In a June lecture, the German theologian described the synodal way’s proposal for a permanent “synodal council” as an outrageous innovation.

“The tradition of the Church does not know a synodal church government,” Kasper said.

But members of the synodal way voted in favor of the proposal at their most recent meeting in September.

Koch was expected to celebrate Mass on Oct. 2 at Heilig-Kreuz-Münster, a church in Schwäbisch Gmünd, and then deliver a lecture on “Why it is worthwhile to be a Christian today” at the invitation of the Schönblick Christliches Gästezentrum Württemberg and the Fundatio Christiana Virtus.

In an Oct. 2 statement on its Facebook page, the Schönblick conference center said: “In the current public mood surrounding him [Koch], it was not possible to hold this event in an atmosphere appropriate to the occasion.”

The Schwäbische Post reported that the cardinal was due to sign the city’s “Golden Book” — an official guestbook — on Oct. 1, but the event was canceled by city authorities.

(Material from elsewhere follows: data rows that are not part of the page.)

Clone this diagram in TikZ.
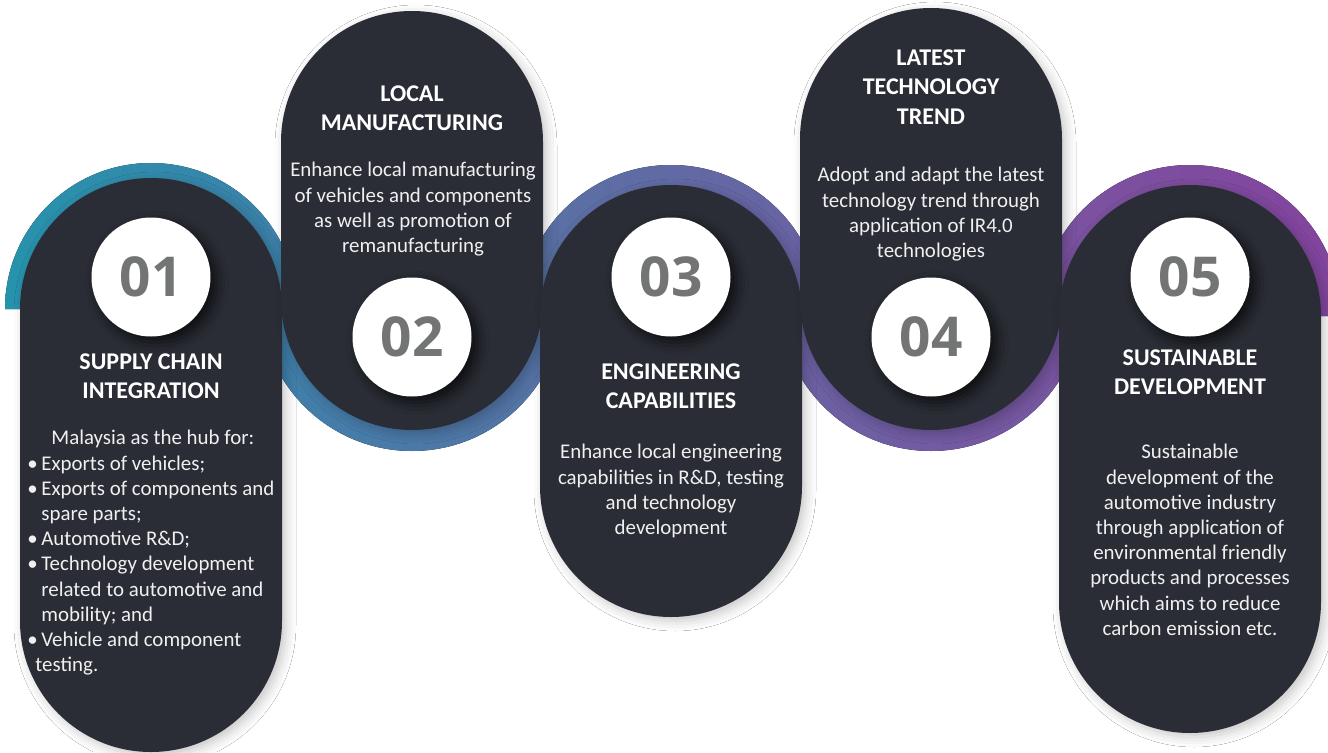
\documentclass[tikz,border=0pt]{standalone}
\usepackage{fontspec}
\setmainfont{Carlito}
\newfontfamily\numfont{Open Sans}
\usepackage{tikz}
\usetikzlibrary{shadows.blur}
\definecolor{capsule}{RGB}{43,45,54}
\definecolor{numgray}{RGB}{115,116,116}
\definecolor{bodywhite}{RGB}{240,240,240}
\definecolor{ringA}{RGB}{38,147,172}
\definecolor{ringB}{RGB}{62,128,170}
\definecolor{ringC}{RGB}{88,114,165}
\definecolor{ringD}{RGB}{106,98,163}
\definecolor{ringE}{RGB}{121,84,160}
\definecolor{ringF}{RGB}{131,68,158}
% capsule: centre x, top y, bottom y
\newcommand{\drawcapsule}[3]{
  \fill[capsule, blur shadow={shadow xshift=2pt, shadow yshift=-2pt, shadow blur radius=5pt, shadow opacity=22}]
    (#1-131,#2-131) arc[start angle=180, end angle=0, radius=131] -- (#1+131,#3+131)
    arc[start angle=0, end angle=-180, radius=131] -- cycle;
}
% ring halves: centre x, centre y, radius, left colour, right colour
\newcommand{\drawringtop}[5]{
  \fill[left color=#4, right color=#5] (#1-#3,#2) arc[start angle=180, end angle=0, radius=#3] -- cycle;
}
\newcommand{\drawringbottom}[5]{
  \fill[left color=#4, right color=#5] (#1-#3,#2) arc[start angle=180, end angle=360, radius=#3] -- cycle;
}
\newcommand{\listbullet}{\makebox[7pt][l]{\textbullet}}

\begin{document}
\begin{tikzpicture}[x=0.5pt, y=0.5pt,
  title/.style={text=white, align=center, anchor=north, inner sep=0pt, font=\bfseries\fontsize{12}{14.75}\selectfont},
  body/.style={text=bodywhite, align=center, anchor=north, inner sep=0pt, font=\fontsize{10.45}{12.6}\selectfont},
  numcircle/.style={circle, fill=white, minimum size=59.5pt, inner sep=0pt, text=numgray,
    font=\numfont\bfseries\fontsize{27.5}{30}\selectfont,
    blur shadow={shadow xshift=3pt, shadow yshift=-3pt, shadow blur radius=6pt, shadow opacity=70}}]
\useasboundingbox (0,0) rectangle (1328,752);
\fill[white] (0,0) rectangle (1328,752);

% coloured half rings behind the capsules
\drawringtop{151}{443}{146}{ringA}{ringB}
\drawringbottom{412}{453}{152}{ringB}{ringC}
\drawringtop{671}{436}{151}{ringC}{ringD}
\drawringbottom{931}{453}{152}{ringD}{ringE}
\drawringtop{1190}{436}{151}{ringE}{ringF}

% capsules
\foreach \cx/\ya/\yb in {151/574/0, 412/741/322, 671/567/135, 931/744/322, 1190/567/19}{
  \drawcapsule{\cx}{\ya}{\yb}
}

% numbers
\node[numcircle] (n1) at (151,475) {01};
\node[numcircle] (n2) at (412,415) {02};
\node[numcircle] (n3) at (671,475) {03};
\node[numcircle] (n4) at (931,415) {04};
\node[numcircle] (n5) at (1190,475) {05};

% titles
\node[title] (t1) at (151,399) {SUPPLY CHAIN\\INTEGRATION};
\node[title] (t2) at (412,667) {LOCAL\\MANUFACTURING};
\node[title] (t3) at (671,389) {ENGINEERING\\CAPABILITIES};
\node[title] (t4) at (931,703) {LATEST\\TECHNOLOGY\\TREND};
\node[title] (t5) at (1190,403) {SUSTAINABLE\\DEVELOPMENT};

% texts
\node[body, align=left, anchor=north west] (b1) at (27,322) {\hspace*{12pt}Malaysia as the hub for:\\
  \listbullet Exports of vehicles;\\
  \listbullet Exports of components and\\
  \hspace*{7pt}spare parts;\\
  \listbullet Automotive R\&D;\\
  \listbullet Technology development\\
  \hspace*{7pt}related to automotive and\\
  \hspace*{7pt}mobility; and\\
  \listbullet Vehicle and component\\
  \hspace*{4pt}testing.};
\node[body] (b2) at (413,590) {Enhance local manufacturing\\of vehicles and components\\as well as promotion of\\remanufacturing};
\node[body] (b3) at (671,308) {Enhance local engineering\\capabilities in R\&D, testing\\and technology\\development};
\node[body] (b4) at (931,585) {Adopt and adapt the latest\\technology trend through\\application of IR4.0\\technologies};
\node[body] (b5) at (1190,308) {Sustainable\\development of the\\automotive industry\\through application of\\environmental friendly\\products and processes\\which aims to reduce\\carbon emission etc.};
\end{tikzpicture}
\end{document}
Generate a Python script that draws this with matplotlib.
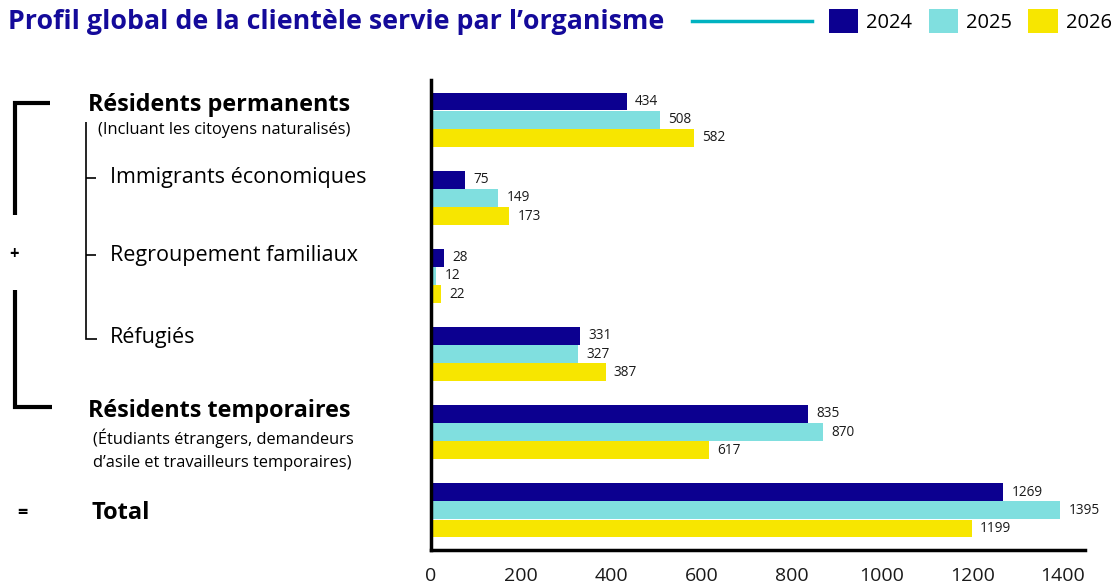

The local newspaper said that Koch’s office had announced the cancelation of the weekend’s events on Saturday morning, citing unspecified “security reasons.”

According to the paper, Fr. Sven van Meegen, a pastor in Ellwangen, said there were “threats of violence against the Schönblick conference center,” as well as abusive emails and phone calls.

But Martin Scheuermann, the conference center’s managing director, said he was unaware of any threats of violence.

German Catholic media reported on Oct. 3 that Bishop Bätzing had arrived at the Vatican for days of talks with officials ahead of the German bishops’ ad limina visit to Rome in November.